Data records
+ + + + + + +
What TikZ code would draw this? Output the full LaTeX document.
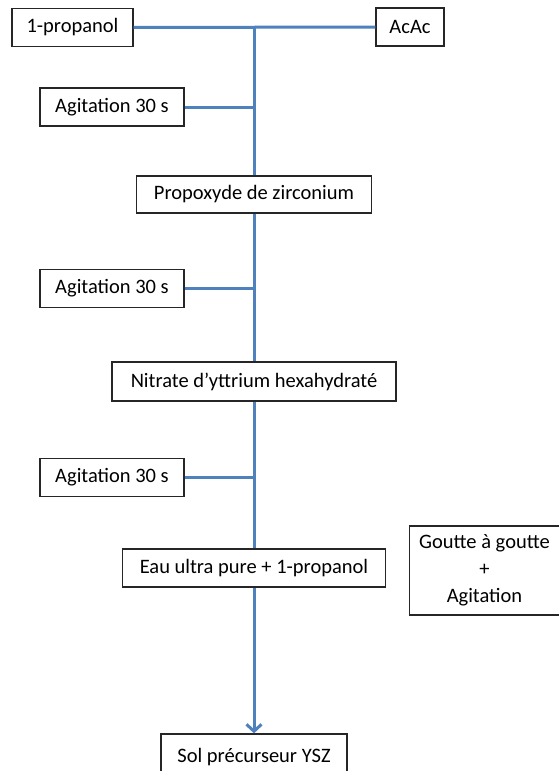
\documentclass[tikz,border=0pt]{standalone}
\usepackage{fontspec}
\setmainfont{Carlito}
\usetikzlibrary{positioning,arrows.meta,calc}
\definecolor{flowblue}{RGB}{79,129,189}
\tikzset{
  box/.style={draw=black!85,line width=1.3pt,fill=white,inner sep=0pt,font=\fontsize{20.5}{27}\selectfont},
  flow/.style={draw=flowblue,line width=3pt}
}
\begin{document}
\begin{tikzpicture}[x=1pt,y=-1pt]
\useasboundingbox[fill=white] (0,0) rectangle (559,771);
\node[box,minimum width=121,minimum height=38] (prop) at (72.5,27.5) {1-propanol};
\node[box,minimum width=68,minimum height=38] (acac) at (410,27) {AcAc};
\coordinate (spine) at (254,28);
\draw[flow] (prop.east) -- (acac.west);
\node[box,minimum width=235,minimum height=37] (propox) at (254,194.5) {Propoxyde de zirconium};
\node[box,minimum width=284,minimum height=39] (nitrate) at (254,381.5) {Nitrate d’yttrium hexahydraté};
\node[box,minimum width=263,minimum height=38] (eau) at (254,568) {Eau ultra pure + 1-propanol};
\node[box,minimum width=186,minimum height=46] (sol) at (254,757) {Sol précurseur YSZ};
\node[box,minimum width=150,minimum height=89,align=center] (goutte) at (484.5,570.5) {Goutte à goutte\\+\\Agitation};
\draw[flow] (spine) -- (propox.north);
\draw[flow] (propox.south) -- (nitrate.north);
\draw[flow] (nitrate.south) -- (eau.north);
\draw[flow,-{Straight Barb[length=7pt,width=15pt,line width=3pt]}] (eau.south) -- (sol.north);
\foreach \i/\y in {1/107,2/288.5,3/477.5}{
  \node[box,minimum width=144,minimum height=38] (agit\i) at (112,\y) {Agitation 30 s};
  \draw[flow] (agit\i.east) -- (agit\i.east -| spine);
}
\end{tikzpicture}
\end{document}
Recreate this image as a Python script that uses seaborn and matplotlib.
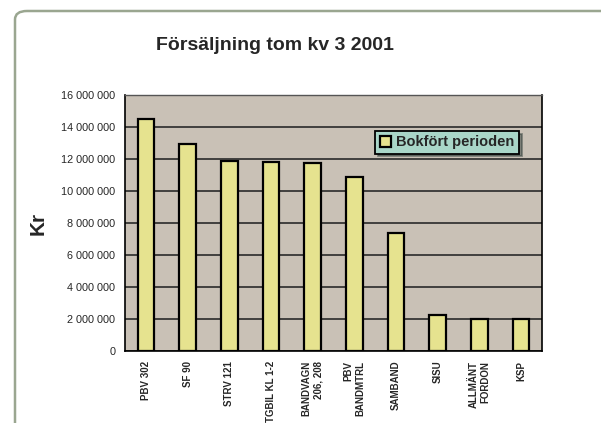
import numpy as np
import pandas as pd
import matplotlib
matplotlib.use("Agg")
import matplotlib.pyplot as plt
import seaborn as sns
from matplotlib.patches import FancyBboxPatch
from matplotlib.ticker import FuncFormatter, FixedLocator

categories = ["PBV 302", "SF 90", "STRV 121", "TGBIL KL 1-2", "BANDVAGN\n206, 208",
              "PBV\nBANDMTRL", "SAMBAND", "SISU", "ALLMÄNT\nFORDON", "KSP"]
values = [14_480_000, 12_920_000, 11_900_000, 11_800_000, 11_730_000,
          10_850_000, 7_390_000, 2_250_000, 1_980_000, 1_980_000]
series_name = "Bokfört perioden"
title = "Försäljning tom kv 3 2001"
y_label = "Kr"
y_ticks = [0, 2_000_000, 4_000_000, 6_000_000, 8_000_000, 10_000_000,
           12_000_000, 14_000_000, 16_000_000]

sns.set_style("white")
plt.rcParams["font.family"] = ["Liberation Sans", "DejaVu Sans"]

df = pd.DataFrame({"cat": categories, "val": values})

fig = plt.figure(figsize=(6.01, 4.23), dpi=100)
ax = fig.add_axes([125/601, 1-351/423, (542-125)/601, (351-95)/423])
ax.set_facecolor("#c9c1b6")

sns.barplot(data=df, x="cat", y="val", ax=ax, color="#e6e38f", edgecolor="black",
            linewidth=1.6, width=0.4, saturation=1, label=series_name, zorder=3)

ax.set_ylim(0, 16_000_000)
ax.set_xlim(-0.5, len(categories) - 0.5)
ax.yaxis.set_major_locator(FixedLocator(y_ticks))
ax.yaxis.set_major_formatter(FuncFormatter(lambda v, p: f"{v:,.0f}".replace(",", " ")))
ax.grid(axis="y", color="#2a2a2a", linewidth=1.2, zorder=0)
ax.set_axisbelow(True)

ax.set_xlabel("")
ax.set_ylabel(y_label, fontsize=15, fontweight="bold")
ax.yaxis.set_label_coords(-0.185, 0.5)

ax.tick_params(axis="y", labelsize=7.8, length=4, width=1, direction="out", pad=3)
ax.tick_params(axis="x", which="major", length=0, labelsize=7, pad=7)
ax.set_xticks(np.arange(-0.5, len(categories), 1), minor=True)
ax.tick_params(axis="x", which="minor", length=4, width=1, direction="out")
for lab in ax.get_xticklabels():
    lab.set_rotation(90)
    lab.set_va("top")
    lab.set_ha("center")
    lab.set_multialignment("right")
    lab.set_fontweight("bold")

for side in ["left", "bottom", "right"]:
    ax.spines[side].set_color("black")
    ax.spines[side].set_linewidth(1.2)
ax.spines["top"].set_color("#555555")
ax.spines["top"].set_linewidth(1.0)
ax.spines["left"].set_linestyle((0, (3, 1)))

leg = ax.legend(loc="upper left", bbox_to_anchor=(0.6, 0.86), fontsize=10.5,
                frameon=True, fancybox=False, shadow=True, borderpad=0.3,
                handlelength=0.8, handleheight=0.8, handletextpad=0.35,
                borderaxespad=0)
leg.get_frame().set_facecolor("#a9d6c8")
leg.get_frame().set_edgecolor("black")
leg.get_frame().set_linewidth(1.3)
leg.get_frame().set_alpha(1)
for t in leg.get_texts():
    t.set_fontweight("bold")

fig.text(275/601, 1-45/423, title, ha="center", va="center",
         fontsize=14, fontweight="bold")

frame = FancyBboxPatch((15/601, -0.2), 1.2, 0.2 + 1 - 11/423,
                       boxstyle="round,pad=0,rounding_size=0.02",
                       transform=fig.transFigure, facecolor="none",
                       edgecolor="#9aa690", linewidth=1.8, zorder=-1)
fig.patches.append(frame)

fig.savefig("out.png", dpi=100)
+ + + + + + +
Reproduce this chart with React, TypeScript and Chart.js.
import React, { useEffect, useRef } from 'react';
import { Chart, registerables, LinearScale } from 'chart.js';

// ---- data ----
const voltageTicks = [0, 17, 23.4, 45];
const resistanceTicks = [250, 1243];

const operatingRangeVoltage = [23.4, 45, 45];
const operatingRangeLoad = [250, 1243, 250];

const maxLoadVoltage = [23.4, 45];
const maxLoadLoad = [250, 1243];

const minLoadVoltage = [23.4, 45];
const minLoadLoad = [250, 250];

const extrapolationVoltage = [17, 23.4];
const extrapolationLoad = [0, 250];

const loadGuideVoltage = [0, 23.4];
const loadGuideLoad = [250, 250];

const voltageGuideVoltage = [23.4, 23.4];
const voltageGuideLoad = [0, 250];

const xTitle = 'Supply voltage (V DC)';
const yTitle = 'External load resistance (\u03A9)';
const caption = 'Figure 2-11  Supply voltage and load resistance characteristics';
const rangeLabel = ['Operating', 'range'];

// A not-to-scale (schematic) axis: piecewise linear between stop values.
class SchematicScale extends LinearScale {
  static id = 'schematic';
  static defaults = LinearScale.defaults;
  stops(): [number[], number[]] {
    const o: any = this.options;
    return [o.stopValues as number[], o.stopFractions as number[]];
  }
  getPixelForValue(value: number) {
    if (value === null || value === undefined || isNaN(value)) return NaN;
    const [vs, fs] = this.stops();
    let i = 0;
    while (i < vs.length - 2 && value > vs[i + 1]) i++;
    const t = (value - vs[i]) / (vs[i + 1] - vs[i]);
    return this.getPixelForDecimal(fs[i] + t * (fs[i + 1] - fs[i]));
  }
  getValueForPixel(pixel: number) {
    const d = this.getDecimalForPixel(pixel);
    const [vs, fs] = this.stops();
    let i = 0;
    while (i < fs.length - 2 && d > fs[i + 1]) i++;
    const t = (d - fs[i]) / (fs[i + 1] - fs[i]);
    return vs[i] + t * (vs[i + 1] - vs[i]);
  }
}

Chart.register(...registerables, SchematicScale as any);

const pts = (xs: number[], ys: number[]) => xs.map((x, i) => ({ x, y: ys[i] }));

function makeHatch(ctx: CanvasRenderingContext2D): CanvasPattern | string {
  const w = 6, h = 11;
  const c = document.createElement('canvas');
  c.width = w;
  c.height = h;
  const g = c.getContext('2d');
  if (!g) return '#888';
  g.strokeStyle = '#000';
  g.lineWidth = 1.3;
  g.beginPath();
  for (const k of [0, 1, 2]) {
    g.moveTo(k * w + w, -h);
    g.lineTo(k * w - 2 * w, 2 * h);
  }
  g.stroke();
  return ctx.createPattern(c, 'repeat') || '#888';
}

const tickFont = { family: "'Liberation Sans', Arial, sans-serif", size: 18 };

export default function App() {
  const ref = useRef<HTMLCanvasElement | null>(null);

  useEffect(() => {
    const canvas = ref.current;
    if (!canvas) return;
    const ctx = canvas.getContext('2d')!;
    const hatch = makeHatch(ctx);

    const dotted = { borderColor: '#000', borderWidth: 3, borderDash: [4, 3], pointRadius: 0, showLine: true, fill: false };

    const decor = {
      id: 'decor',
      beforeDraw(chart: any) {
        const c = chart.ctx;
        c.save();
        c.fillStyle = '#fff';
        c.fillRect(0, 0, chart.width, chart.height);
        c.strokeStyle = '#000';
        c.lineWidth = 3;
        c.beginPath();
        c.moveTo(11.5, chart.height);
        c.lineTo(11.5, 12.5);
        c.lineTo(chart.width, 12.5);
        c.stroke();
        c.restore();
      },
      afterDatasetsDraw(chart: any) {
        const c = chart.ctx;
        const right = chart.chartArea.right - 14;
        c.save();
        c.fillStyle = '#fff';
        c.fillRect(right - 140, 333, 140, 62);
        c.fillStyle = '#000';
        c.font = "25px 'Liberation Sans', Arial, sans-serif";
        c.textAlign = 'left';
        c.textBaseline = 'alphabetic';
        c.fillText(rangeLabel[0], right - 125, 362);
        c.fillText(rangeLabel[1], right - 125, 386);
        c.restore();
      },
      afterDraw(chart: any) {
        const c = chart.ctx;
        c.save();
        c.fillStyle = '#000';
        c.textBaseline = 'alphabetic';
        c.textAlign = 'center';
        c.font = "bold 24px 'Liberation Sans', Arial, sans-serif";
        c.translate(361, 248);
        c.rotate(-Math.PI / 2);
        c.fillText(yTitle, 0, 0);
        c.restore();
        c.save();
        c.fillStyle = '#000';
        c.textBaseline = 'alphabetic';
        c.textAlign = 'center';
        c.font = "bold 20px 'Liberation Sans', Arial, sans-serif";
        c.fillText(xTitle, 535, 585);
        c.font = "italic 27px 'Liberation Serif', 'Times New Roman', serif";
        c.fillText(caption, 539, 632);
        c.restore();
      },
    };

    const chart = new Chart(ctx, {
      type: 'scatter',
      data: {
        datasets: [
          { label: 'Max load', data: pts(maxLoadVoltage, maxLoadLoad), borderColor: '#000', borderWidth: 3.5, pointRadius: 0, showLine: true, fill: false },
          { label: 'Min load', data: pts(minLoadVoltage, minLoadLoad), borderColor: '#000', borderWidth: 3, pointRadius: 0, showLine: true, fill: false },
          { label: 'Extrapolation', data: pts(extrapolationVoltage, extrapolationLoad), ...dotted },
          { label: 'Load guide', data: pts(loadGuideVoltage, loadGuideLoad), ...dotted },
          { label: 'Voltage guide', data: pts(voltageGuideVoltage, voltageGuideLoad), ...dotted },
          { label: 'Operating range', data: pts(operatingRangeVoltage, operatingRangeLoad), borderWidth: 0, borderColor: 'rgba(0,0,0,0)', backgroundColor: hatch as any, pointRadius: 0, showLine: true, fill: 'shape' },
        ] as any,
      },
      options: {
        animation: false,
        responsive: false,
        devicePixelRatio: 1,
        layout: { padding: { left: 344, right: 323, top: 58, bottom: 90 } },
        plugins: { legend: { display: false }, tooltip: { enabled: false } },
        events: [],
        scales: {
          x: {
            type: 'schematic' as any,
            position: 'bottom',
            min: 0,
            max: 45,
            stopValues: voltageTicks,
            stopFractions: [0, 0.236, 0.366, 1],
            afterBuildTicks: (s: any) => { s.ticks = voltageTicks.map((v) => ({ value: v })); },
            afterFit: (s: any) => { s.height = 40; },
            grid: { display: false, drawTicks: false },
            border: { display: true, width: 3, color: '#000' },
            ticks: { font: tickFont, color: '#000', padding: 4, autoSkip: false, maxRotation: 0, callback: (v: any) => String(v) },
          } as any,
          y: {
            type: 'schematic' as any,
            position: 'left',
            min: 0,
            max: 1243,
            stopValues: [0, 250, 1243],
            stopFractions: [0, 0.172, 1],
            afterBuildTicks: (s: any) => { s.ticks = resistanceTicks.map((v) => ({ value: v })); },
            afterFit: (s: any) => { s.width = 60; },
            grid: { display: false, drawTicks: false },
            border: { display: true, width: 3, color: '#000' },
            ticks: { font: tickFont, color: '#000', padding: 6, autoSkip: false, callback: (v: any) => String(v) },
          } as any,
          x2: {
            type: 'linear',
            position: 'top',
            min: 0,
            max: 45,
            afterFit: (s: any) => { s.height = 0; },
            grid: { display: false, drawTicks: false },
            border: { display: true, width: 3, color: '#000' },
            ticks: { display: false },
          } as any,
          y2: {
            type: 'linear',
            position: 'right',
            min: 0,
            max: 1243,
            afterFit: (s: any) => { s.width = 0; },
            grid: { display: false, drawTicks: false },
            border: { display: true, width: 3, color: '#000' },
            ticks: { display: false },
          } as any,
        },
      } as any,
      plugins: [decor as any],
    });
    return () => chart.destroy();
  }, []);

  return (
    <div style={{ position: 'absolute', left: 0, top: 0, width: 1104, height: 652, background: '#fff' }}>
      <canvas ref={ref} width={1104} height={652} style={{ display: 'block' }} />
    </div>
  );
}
+ + + + + + +
**What needs to be done**. From the entries above, copy exactly the lines starting at the one with "Recreate this image" and stopping at the one with "from matplotlib.ticker import", keeping both ends. Drop the pictures.

**Response for this exercise**.
Recreate this image as a Python script that uses seaborn and matplotlib.
import numpy as np
import pandas as pd
import matplotlib
matplotlib.use("Agg")
import matplotlib.pyplot as plt
import seaborn as sns
from matplotlib.patches import FancyBboxPatch
from matplotlib.ticker import FuncFormatter, FixedLocator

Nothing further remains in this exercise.